Where should I stay for atmosphere?
Timbered guesthouses and boutique hotels are plentiful. Romantik Hotel am Brühl, near Schlossberg, spans several restored historic buildings and has two on-site restaurants. Book ahead for summer weekends and Advent, when rooms go quickly.
Final Thoughts On Visiting Quedlinburg
Hopefully this gives you an idea of some of the things you can do in Quedlinburg during your visit.
We arrived on an early morning train and then stayed in town for the night, so everything you see here was done with one day in Quedlinburg.
The nice thing about a small, walkable, medieval town is that you can see quite a lot in one day!
If you enjoyed this destination, you may also be interested in visiting the medieval town of Lüneburg that’s famous for salt, exploring Germany’s northernmost wine region of Saale-Unstrut, or going on a Black Forest road trip.

Ah, the simple pleasure of strolling through new destinations, enjoying their history and old buildings.

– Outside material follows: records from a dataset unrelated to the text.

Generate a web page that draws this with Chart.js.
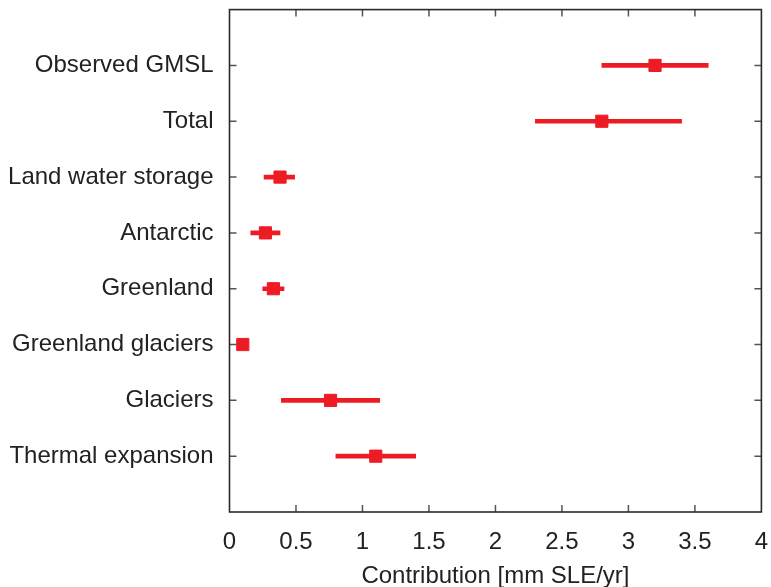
<!DOCTYPE html>
<html>
<head>
<meta charset="utf-8">
<title>Sea level budget</title>
<script src="https://cdn.jsdelivr.net/npm/chart.js@4.4.0/dist/chart.umd.min.js"></script>
<style>
  html, body { margin: 0; padding: 0; background: #fff; }
  #wrap { width: 771px; height: 587px; }
</style>
</head>
<body>
<div id="wrap"><canvas id="budget"></canvas></div>
<script>
// contributions, listed top to bottom
const categories = ['Observed GMSL', 'Total', 'Land water storage', 'Antarctic',
  'Greenland', 'Greenland glaciers', 'Glaciers', 'Thermal expansion'];
const central = [3.2, 2.8, 0.38, 0.27, 0.33, 0.1, 0.76, 1.1];
const lower   = [2.8, 2.3, 0.26, 0.16, 0.25, 0.08, 0.39, 0.8];
const upper   = [3.6, 3.4, 0.49, 0.38, 0.41, 0.12, 1.13, 1.4];
const xTicks  = [0, 0.5, 1, 1.5, 2, 2.5, 3, 3.5, 4];

const RED = '#ed1c24';
const n = categories.length;
const rowPos = i => n - i;   // top row sits highest on the y scale

Chart.defaults.font.family = '"Liberation Sans", Arial, sans-serif';
Chart.defaults.font.size = 24;
Chart.defaults.color = '#222';

// no extra room for overhanging end labels
function noPad(s) {
  s.paddingTop = 0; s.paddingBottom = 0;
  s.paddingLeft = 0; s.paddingRight = 0;
}

// frame plus inward tick marks on all four sides
const framePlugin = {
  id: 'frame',
  afterDraw(chart) {
    const { ctx, chartArea: a, scales: { x, y } } = chart;
    const len = 7;
    ctx.save();
    ctx.strokeStyle = '#555';
    ctx.lineWidth = 1.5;
    ctx.beginPath();
    xTicks.slice(1, -1).forEach(v => {
      const px = x.getPixelForValue(v);
      ctx.moveTo(px, a.bottom); ctx.lineTo(px, a.bottom - len);
      ctx.moveTo(px, a.top); ctx.lineTo(px, a.top + len);
    });
    categories.forEach((c, i) => {
      const py = y.getPixelForValue(rowPos(i));
      ctx.moveTo(a.left, py); ctx.lineTo(a.left + len, py);
      ctx.moveTo(a.right, py); ctx.lineTo(a.right - len, py);
    });
    ctx.stroke();
    ctx.strokeStyle = '#2a2a2a';
    ctx.lineWidth = 1.6;
    ctx.strokeRect(a.left, a.top, a.right - a.left, a.bottom - a.top);
    ctx.restore();
  }
};

new Chart(document.getElementById('budget'), {
  type: 'scatter',
  data: {
    datasets: [
      {
        type: 'scatter',
        data: categories.map((c, i) => ({ x: central[i], y: rowPos(i) })),
        pointStyle: 'rect',
        pointRadius: 8.6,
        pointHoverRadius: 8.6,
        backgroundColor: RED,
        borderColor: RED,
        borderWidth: 1
      },
      {
        type: 'bar',
        indexAxis: 'y',
        data: categories.map((c, i) => ({ y: rowPos(i), x: [lower[i], upper[i]] })),
        barThickness: 4,
        backgroundColor: RED,
        borderWidth: 0
      }
    ]
  },
  options: {
    responsive: true,
    maintainAspectRatio: false,
    animation: false,
    layout: { padding: { top: 9, right: 9, left: 0, bottom: 0 } },
    plugins: { legend: { display: false }, tooltip: { enabled: false } },
    scales: {
      x: {
        type: 'linear',
        min: 0,
        max: 4,
        offset: false,
        afterBuildTicks: s => { s.ticks = xTicks.map(v => ({ value: v })); },
        afterFit: s => { s.height = 75; noPad(s); },
        grid: { display: false },
        border: { display: false },
        ticks: { padding: 8, maxRotation: 0, callback: v => String(v) },
        title: {
          display: true,
          text: 'Contribution [mm SLE/yr]',
          padding: { top: 0, bottom: -4 }
        }
      },
      y: {
        type: 'linear',
        min: 0,
        max: 9,
        offset: false,
        afterBuildTicks: s => { s.ticks = categories.map((c, i) => ({ value: rowPos(i) })); },
        afterFit: s => { s.width = 229.5; noPad(s); },
        grid: { display: false },
        border: { display: false },
        ticks: {
          padding: 8,
          callback: v => categories[n - v]
        }
      }
    }
  },
  plugins: [framePlugin]
});
</script>
</body>
</html>
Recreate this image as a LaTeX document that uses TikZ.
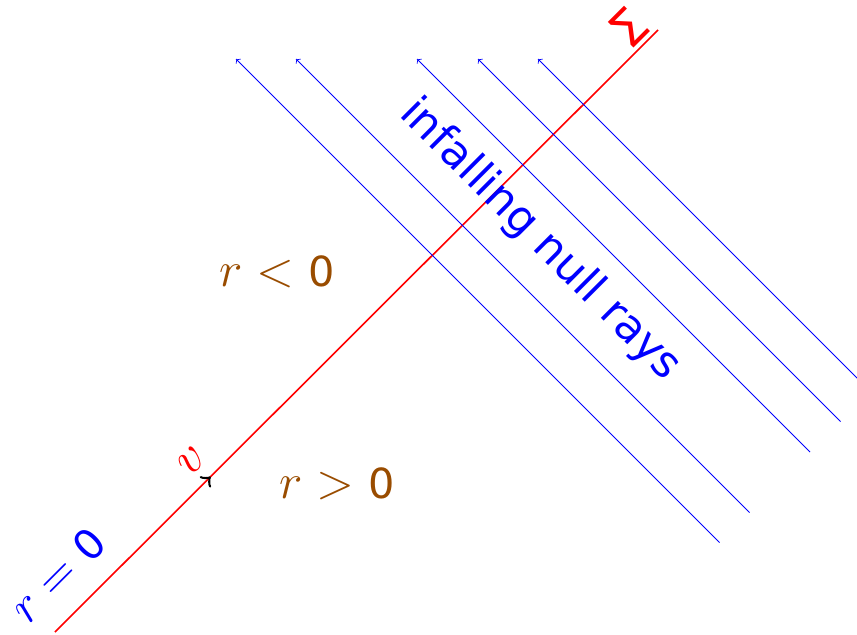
\documentclass[tikz,border=0pt]{standalone}
\usepackage{fontspec}
\setmainfont{DejaVu Sans}
\usetikzlibrary{decorations.markings}
\newcommand{\digit}[1]{\hbox{\fontsize{20.74}{25}\selectfont #1}}

\begin{document}
\begin{tikzpicture}[x=0.5pt,y=0.5pt,
  ray/.style={blue,->},
  lbl/.style={font=\fontsize{24.88}{30}\selectfont,inner sep=0pt},
  region/.style={lbl,text=orange!60!black}]
\clip (0,0) rectangle (857,634);
\coordinate (centre) at (55,2);
\coordinate (scri) at (658,604);
\draw[red,thick,postaction={decorate},
   decoration={markings,mark=at position 0.258 with {\arrow[black,scale=1.6]{>}}}]
   (centre) -- (scri);
% infalling rays, the middle one is left out for the label
\foreach \s in {236,296,417,478,538} {
   \draw[ray] ({(1203+\s)/2},{(1203+\s)/2-628}) -- (\s,575);
}
\node[lbl,text=red,rotate=45] (sigma) at (629,606) {Σ};
\node[lbl,text=red,rotate=45] (vlabel) at (192,173) {$v$};
\node[lbl,text=blue,rotate=45] (rzero) at (58,59) {$r=\digit{0}$};
\node[region] (rneg) at (277,362) {$r<\digit{0}$};
\node[region] (rpos) at (337,150) {$r>\digit{0}$};
\node[lbl,font=\fontsize{22}{26}\selectfont,text=blue,rotate=-45] (rays) at (540,394) {infalling null rays};
\end{tikzpicture}
\end{document}
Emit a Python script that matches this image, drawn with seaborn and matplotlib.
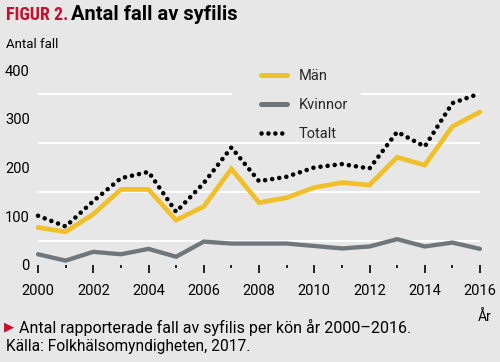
import matplotlib
matplotlib.use("Agg")
import matplotlib.pyplot as plt
import matplotlib.patches as mpatches
from matplotlib.lines import Line2D
from matplotlib.ticker import FixedLocator
from matplotlib import font_manager as fm
import seaborn as sns
import pandas as pd

years = list(range(2000, 2017))
man = [77, 68, 104, 155, 155, 92, 120, 197, 128, 138, 159, 169, 164, 221, 205, 284, 314]
kvinnor = [22, 9, 27, 22, 33, 17, 48, 44, 44, 44, 39, 34, 38, 53, 38, 46, 33]
totalt = [101, 79, 131, 178, 191, 109, 168, 241, 172, 181, 200, 207, 198, 273, 243, 332, 352]
series_names = ["Män", "Kvinnor", "Totalt"]
xtick_labels = [str(y) for y in range(2000, 2017, 2)]
yticks = [0, 100, 200, 300, 400]

BG = "#e7e7e7"
YEL = "#f0c02a"
GRY = "#6f777c"
RED = "#c8102e"

sns.set_theme(style="white")
plt.rcParams["font.family"] = ["Roboto", "DejaVu Sans"]

# choose a condensed font for "FIGUR 2." if one is available
cond_kwargs = None
for f in fm.fontManager.ttflist:
    if f.name in ("Roboto Condensed", "Liberation Sans Narrow", "Open Sans Condensed"):
        cond_kwargs = dict(family=[f.name, "Roboto"], fontsize=15.5)
        break
if cond_kwargs is None:
    for f in fm.fontManager.ttflist:
        if f.name == "DejaVu Sans" and "condensed" in str(f.stretch).lower():
            cond_kwargs = dict(family=["DejaVu Sans"], fontstretch="condensed", fontsize=14)
            break
if cond_kwargs is None:
    cond_kwargs = dict(family=["Roboto", "DejaVu Sans"], fontsize=12.5)

fig = plt.figure(figsize=(5.0, 3.62), dpi=100)
fig.patch.set_facecolor(BG)
W, H = 500, 362
ax_left, ax_right, ax_bottom = 38, 480, 265
ymax = 410
px_per_unit = 0.4875
ax_top = ax_bottom - ymax * px_per_unit
ax = fig.add_axes([ax_left / W, 1 - ax_bottom / H, (ax_right - ax_left) / W, (ax_bottom - ax_top) / H])
ax.set_facecolor(BG)

df = pd.DataFrame({"year": years, "Män": man, "Kvinnor": kvinnor, "Totalt": totalt})

sns.lineplot(data=df, x="year", y="Män", ax=ax, color=YEL, lw=3.4, zorder=3,
             solid_joinstyle="miter", clip_on=False)
sns.lineplot(data=df, x="year", y="Kvinnor", ax=ax, color=GRY, lw=3.1, zorder=3,
             solid_joinstyle="miter", clip_on=False)
sns.lineplot(data=df, x="year", y="Totalt", ax=ax, color="black", lw=3.3, zorder=4,
             dashes=False, clip_on=False)
tot_line = ax.get_lines()[-1]
tot_line.set_linestyle((0, (0.01, 1.55)))
tot_line.set_dash_capstyle("round")

ax.set_xlim(2000, 2016)
ax.set_ylim(0, ymax)
for s in ax.spines.values():
    s.set_visible(False)

# gridlines at every 50 except 0
ax.yaxis.set_major_locator(FixedLocator(yticks))
ax.yaxis.set_minor_locator(FixedLocator(list(range(50, 401, 50))))
ax.grid(False)
ax.grid(True, which="minor", axis="y", color="white", lw=1.4)
ax.set_axisbelow(True)
ax.tick_params(axis="y", which="both", length=0, pad=6, labelsize=10.5, labelcolor="black")

ax.xaxis.set_major_locator(FixedLocator(list(range(2000, 2017, 2))))
ax.xaxis.set_minor_locator(FixedLocator(list(range(2001, 2017, 2))))
ax.set_xticklabels(xtick_labels)
ax.tick_params(axis="x", which="major", length=5.5, width=1.4, color="#222222",
               pad=8, labelsize=10.5, labelcolor="black", bottom=True)
ax.tick_params(axis="x", which="minor", length=2.2, width=1.4, color="#222222", bottom=True)
ax.set_xlabel("")
ax.set_ylabel("")

# legend background box occluding gridlines
x0 = (232 - ax_left) / (ax_right - ax_left)
x1 = (361 - ax_left) / (ax_right - ax_left)
y0 = (ax_bottom - 131) / (ax_bottom - ax_top)
rect = mpatches.Rectangle((x0, y0), x1 - x0, 1.1 - y0, transform=ax.transAxes,
                          facecolor=BG, edgecolor="none", zorder=0.8, clip_on=False)
ax.add_patch(rect)

handles = [
    Line2D([], [], color=YEL, lw=3.6),
    Line2D([], [], color=GRY, lw=3.6),
    Line2D([], [], color="black", lw=3.3, linestyle=(0, (0.01, 1.5)), dash_capstyle="round"),
]
leg = ax.legend(handles, series_names, loc="upper left",
                bbox_to_anchor=(261 / W, 1 - 69.5 / H), bbox_transform=fig.transFigure,
                frameon=False, fontsize=10.5, handlelength=1.75, handletextpad=0.85,
                labelspacing=1.0, borderpad=0, borderaxespad=0)
leg.set_zorder(5)

# titles and captions
fig_t = fig.text(6 / W, 1 - 15 / H, "FIGUR 2.", color=RED, fontweight="bold",
                 va="center", ha="left", **cond_kwargs)
renderer = fig.canvas.get_renderer()
target_w = 62.0
for _ in range(3):
    w = fig_t.get_window_extent(renderer=renderer).width
    if w > 0:
        fig_t.set_fontsize(fig_t.get_fontsize() * target_w / w)

fig.text(71 / W, 1 - 15 / H, "Antal fall av syfilis", color="black", fontsize=14.5,
         fontweight="bold", va="center", ha="left")
fig.text(6 / W, 1 - 44 / H, "Antal fall", color="black", fontsize=9.5, va="center", ha="left")
fig.text(492 / W, 1 - 317 / H, "År", color="black", fontsize=10, va="center", ha="right")
fig.text(4 / W, 1 - 327 / H, "▶", color=RED, fontsize=9.5, va="center", ha="left",
         family=["DejaVu Sans"])
fig.text(19 / W, 1 - 327 / H, "Antal rapporterade fall av syfilis per kön år 2000–2016.",
         color="black", fontsize=11.5, va="center", ha="left")
fig.text(6 / W, 1 - 347 / H, "Källa: Folkhälsomyndigheten, 2017.", color="black",
         fontsize=11.2, va="center", ha="left")

fig.savefig("out.png", dpi=100, facecolor=BG)
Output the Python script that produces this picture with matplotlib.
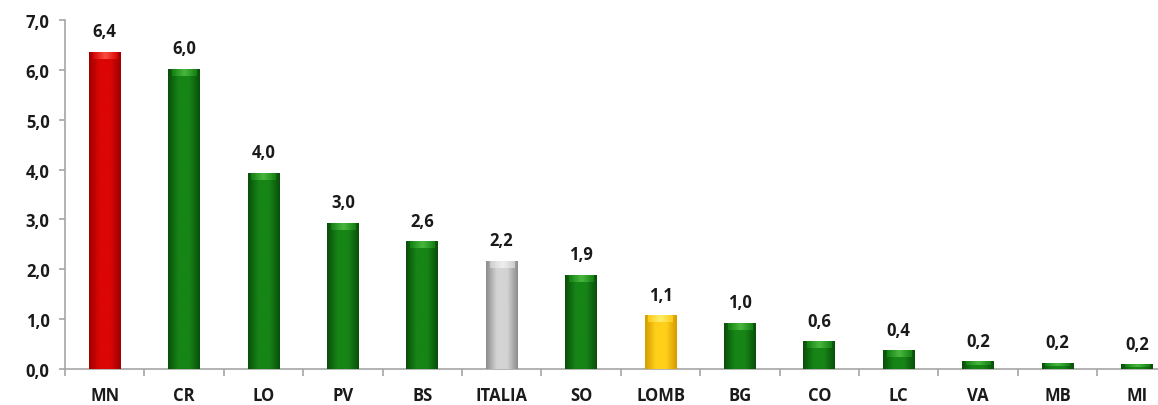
import numpy as np
import matplotlib
matplotlib.use("Agg")
import matplotlib.pyplot as plt
from matplotlib.colors import LinearSegmentedColormap

# ---- data ----
categories = ["MN", "CR", "LO", "PV", "BS", "ITALIA", "SO", "LOMB", "BG", "CO", "LC", "VA", "MB", "MI"]
values = [6.35, 6.01, 3.93, 2.92, 2.55, 2.16, 1.88, 1.07, 0.92, 0.55, 0.37, 0.15, 0.12, 0.09]
value_labels = ["6,4", "6,0", "4,0", "3,0", "2,6", "2,2", "1,9", "1,1", "1,0", "0,6", "0,4", "0,2", "0,2", "0,2"]
bar_kind = ["red", "green", "green", "green", "green", "gray", "green", "yellow",
            "green", "green", "green", "green", "green", "green"]
yticks = [0, 1, 2, 3, 4, 5, 6, 7]
ytick_labels = ["0,0", "1,0", "2,0", "3,0", "4,0", "5,0", "6,0", "7,0"]

palettes = {
    "green": ("#0a4f0a", "#168516", "#52c046"),
    "red": ("#a00000", "#dc0606", "#ff5a4a"),
    "gray": ("#8c8c8c", "#d4d4d4", "#f4f4f4"),
    "yellow": ("#d49c00", "#ffd01a", "#fff27a"),
}

plt.rcParams['font.family'] = ['Open Sans', 'DejaVu Sans']
plt.rcParams['font.weight'] = 'bold'

fig = plt.figure(figsize=(11.58, 4.06), dpi=100)
W, H = 1158, 406
left_px, axis_y, top_y = 65, 370, 21
step_px = 79.4
ax = fig.add_axes([left_px / W, (H - axis_y) / H, 14 * step_px / W, (axis_y - top_y) / H])

x = np.arange(len(categories))
bars = ax.bar(x, values, width=0.40, color=[palettes[k][1] for k in bar_kind],
              edgecolor='none', zorder=2)

# gradient shading on each bar
for b, k in zip(bars, bar_kind):
    dark, mid, light = palettes[k]
    cmap = LinearSegmentedColormap.from_list("g", [dark, mid, mid, dark])
    x0, w = b.get_x(), b.get_width()
    h = b.get_height()
    grad = np.linspace(0, 1, 64).reshape(1, -1)
    ax.imshow(grad, cmap=cmap, aspect='auto', extent=(x0, x0 + w, 0, h),
              zorder=3, interpolation='bicubic')
    # light bevel cap at top
    cap = min(0.13, h * 0.45)
    capmap = LinearSegmentedColormap.from_list("c", [mid, light, mid])
    ax.imshow(grad, cmap=capmap, aspect='auto',
              extent=(x0 + w * 0.12, x0 + w * 0.88, h - cap, h),
              zorder=4, interpolation='bicubic', alpha=0.85)

for xi, v, lab in zip(x, values, value_labels):
    ax.annotate(lab, (xi, v), xytext=(0, 11.5), textcoords='offset points',
                ha='center', va='baseline', fontsize=12, fontweight='bold', color='#1a1a1a')

ax.set_xlim(-0.5, 13.5)
ax.set_ylim(0, 7)
ax.set_yticks(yticks)
ax.set_yticklabels(ytick_labels)
ax.set_xticks(x)
ax.set_xticklabels(categories)
ax.set_xticks(np.arange(-0.5, 14, 1), minor=True)

for s in ['top', 'right']:
    ax.spines[s].set_visible(False)
for s in ['left', 'bottom']:
    ax.spines[s].set_color('#a6a6a6')
    ax.spines[s].set_linewidth(1.2)

ax.tick_params(axis='x', which='major', length=0, pad=12, labelsize=12, labelcolor='#1a1a1a')
ax.tick_params(axis='x', which='minor', length=5, width=1.2, color='#a6a6a6', direction='out')
ax.tick_params(axis='y', length=4, width=1.2, color='#a6a6a6', pad=7, labelsize=12, labelcolor='#1a1a1a')
for t in ax.get_xticklabels() + ax.get_yticklabels():
    t.set_fontweight('bold')

fig.savefig("out.png", dpi=100)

Audrey, your review has shown that Quedlinburg is a truly picturesque place to visit. It fascinates me that one can explore a significant portion of this small, walkable, medieval town within a single day!
By the way, your photographs are beautiful and enhance the place’s allure, making me even more intrigued and wanting to visit.
Cheers,
Femi.
Really been debating between Quedlinburg, Bamburg or Nuremburg for my extra 3 days after leaving Berlin during my trip in October. Thanks for sharing the details of your visit!